What’s It Like to Party in the Chernobyl Exclusion Zone?

One journalist takes in a rave in an unusual location

A ferris wheel in an abandoned amusement park in the ghost town of Pripyat near the Chernobyl Nuclear Power Plant.

Cue up your preferred “nature is healing” memes. It hasn’t been too many years since tour groups first started venturing into the Chernobyl Exclusion Zone — which, it turns out, is a lot safer than it sounds, provided you follow certain safety precautions. (Something we’re all a lot more familiar with now.)

What’s the next logical step after taking a tour of the zone in question?

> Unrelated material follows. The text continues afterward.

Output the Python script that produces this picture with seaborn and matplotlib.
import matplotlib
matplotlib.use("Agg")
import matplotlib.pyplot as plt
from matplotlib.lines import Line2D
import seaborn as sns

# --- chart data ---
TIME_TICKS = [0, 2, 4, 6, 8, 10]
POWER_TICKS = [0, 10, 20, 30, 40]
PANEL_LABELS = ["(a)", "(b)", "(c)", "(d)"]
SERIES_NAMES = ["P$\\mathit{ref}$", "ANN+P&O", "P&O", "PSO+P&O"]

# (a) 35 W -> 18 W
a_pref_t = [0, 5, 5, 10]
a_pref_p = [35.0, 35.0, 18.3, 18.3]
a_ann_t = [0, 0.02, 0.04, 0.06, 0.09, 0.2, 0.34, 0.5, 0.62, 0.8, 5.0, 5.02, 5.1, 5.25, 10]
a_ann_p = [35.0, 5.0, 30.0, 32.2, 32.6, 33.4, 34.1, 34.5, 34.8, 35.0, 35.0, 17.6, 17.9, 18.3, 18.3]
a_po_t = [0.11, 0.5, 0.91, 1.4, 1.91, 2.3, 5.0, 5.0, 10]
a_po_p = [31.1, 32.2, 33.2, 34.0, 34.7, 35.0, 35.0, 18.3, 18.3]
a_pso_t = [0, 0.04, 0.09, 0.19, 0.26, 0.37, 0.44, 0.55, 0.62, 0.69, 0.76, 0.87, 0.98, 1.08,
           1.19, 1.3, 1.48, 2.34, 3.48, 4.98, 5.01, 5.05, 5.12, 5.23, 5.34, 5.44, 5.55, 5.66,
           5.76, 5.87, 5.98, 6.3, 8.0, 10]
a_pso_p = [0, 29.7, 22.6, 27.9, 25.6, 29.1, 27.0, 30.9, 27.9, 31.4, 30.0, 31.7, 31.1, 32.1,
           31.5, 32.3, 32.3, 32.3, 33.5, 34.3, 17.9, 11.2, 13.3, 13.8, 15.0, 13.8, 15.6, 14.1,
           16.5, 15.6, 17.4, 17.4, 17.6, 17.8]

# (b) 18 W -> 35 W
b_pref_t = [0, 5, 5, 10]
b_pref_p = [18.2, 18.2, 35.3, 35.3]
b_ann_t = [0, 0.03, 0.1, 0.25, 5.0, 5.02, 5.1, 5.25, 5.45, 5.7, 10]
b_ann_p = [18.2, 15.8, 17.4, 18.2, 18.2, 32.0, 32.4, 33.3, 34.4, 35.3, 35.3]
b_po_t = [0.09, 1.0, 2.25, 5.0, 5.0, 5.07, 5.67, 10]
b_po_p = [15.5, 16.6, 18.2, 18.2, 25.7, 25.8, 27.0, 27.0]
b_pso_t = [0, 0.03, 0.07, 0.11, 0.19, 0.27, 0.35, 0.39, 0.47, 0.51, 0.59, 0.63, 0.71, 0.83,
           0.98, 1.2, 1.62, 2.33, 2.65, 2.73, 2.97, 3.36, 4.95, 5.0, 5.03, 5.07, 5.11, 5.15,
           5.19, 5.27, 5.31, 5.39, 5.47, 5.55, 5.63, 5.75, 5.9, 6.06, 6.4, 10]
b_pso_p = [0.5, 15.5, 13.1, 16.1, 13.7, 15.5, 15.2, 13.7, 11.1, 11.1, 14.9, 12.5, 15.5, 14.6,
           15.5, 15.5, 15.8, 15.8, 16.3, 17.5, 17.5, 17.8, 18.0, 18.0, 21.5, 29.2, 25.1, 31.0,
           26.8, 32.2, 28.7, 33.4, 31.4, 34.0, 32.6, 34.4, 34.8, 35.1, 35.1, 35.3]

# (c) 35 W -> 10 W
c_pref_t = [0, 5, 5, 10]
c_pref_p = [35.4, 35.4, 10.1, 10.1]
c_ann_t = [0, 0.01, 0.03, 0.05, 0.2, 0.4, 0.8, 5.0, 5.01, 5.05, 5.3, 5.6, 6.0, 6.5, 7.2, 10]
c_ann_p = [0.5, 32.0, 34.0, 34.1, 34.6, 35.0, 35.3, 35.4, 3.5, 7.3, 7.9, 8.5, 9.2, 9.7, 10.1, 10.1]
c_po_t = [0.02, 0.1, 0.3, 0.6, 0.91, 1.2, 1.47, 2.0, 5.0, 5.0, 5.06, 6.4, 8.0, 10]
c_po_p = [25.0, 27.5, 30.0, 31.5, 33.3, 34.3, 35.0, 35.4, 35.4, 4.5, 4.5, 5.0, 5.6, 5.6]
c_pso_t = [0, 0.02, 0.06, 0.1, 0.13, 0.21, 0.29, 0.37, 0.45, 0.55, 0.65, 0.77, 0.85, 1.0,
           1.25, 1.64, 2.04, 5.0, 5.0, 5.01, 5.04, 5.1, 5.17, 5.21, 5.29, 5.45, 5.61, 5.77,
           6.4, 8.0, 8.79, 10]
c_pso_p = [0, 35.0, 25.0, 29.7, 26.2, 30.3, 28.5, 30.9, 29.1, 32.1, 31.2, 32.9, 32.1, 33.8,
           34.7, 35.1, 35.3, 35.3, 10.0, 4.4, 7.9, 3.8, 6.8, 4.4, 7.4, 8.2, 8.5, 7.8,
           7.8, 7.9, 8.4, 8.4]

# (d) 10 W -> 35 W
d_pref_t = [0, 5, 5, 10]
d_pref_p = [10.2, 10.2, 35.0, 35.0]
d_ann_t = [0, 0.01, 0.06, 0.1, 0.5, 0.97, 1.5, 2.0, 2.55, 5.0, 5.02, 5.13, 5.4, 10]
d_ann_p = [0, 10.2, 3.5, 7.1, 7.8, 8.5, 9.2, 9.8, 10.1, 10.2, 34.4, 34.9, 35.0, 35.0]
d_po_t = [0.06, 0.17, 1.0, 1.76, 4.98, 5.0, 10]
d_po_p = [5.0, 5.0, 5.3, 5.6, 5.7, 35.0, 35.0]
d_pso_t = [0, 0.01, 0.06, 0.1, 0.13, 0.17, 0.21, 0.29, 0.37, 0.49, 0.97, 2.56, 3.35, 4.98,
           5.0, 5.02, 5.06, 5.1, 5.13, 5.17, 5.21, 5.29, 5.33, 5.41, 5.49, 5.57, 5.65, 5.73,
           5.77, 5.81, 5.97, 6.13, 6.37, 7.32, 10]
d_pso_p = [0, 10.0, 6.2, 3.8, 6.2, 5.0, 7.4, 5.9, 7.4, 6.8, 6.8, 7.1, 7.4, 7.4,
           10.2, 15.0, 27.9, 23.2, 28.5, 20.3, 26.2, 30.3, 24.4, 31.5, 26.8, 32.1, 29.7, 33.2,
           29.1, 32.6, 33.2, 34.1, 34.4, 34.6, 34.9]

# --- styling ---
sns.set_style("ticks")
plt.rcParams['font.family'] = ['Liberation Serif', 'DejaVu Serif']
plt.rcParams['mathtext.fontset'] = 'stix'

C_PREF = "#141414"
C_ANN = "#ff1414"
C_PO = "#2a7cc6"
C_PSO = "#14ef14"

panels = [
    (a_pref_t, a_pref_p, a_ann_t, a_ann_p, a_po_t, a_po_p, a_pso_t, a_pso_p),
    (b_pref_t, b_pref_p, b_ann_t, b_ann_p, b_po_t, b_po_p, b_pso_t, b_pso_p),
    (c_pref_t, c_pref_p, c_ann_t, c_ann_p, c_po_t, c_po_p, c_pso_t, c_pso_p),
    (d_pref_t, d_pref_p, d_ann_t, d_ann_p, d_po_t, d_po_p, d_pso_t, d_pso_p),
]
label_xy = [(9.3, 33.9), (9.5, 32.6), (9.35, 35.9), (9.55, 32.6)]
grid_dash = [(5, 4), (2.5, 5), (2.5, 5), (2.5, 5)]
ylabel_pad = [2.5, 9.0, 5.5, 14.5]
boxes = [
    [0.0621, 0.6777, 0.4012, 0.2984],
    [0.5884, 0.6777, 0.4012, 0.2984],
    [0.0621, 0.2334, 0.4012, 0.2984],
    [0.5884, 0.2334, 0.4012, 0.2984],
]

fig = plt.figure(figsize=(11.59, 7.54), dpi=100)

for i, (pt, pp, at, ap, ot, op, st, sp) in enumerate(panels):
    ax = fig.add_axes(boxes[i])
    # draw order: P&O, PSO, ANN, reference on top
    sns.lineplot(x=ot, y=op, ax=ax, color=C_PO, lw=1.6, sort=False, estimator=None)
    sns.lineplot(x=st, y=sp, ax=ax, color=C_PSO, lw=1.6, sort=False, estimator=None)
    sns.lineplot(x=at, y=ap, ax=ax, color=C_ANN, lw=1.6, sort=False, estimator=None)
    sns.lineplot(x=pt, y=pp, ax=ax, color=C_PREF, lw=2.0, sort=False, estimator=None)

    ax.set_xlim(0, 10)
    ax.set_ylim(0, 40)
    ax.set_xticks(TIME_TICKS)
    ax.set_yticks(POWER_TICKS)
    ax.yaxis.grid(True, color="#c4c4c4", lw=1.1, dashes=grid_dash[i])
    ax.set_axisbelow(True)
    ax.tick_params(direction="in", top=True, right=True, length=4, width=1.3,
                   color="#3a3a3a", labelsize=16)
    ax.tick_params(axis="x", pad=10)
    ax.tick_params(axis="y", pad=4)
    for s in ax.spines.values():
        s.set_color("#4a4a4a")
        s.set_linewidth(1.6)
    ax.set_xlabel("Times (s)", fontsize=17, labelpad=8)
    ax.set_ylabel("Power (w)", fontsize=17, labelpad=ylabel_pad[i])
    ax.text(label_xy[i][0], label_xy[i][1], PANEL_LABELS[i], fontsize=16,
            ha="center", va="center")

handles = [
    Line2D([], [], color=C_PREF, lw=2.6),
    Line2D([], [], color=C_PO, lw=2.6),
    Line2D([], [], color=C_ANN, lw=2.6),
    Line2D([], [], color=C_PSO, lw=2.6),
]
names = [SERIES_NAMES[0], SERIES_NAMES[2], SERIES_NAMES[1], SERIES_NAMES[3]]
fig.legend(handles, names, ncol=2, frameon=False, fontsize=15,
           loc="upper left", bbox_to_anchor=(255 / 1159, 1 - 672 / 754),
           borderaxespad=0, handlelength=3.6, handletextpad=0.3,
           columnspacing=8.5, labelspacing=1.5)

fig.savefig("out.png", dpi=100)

For some enterprising souls, the answer is to throw a rave there.

Journalist Darmon Richter covered the phenomenon in his recent book Chernobyl: A Stalkers’ Guide. (Which gets bonus points for referencing one of the best films ever made in its title.) Literary Hub recently published an excerpt from Richter’s book, which makes for gripping reading — and might either inspire future travel plans or leave you satisfied to live vicariously.

The excerpt finds Richter in the town of Hubyn, on the edge of the Exclusion Zone. The scene includes a relatively diverse group of partygoers, drinks dubbed the “Black Stalker” and an atmosphere that, location aside, seems relatively similar to countless other raves across the world.

Richter spoke with one DJ who offered a relatively even-keeled take on the phenomenon. “It’s like the Kyiv rave scene, taking over the Zone. I thought it was strange at first, when they asked me to play here,” the DJ recalled. “But then I thought, why not? Chernobyl is ours, it’s our history. I think it’s good to bring life back here, to express new emotions in this place.”

As methods of urban revival go, it’s an especially surreal one — though over the years, there have certainly been stranger methods as well.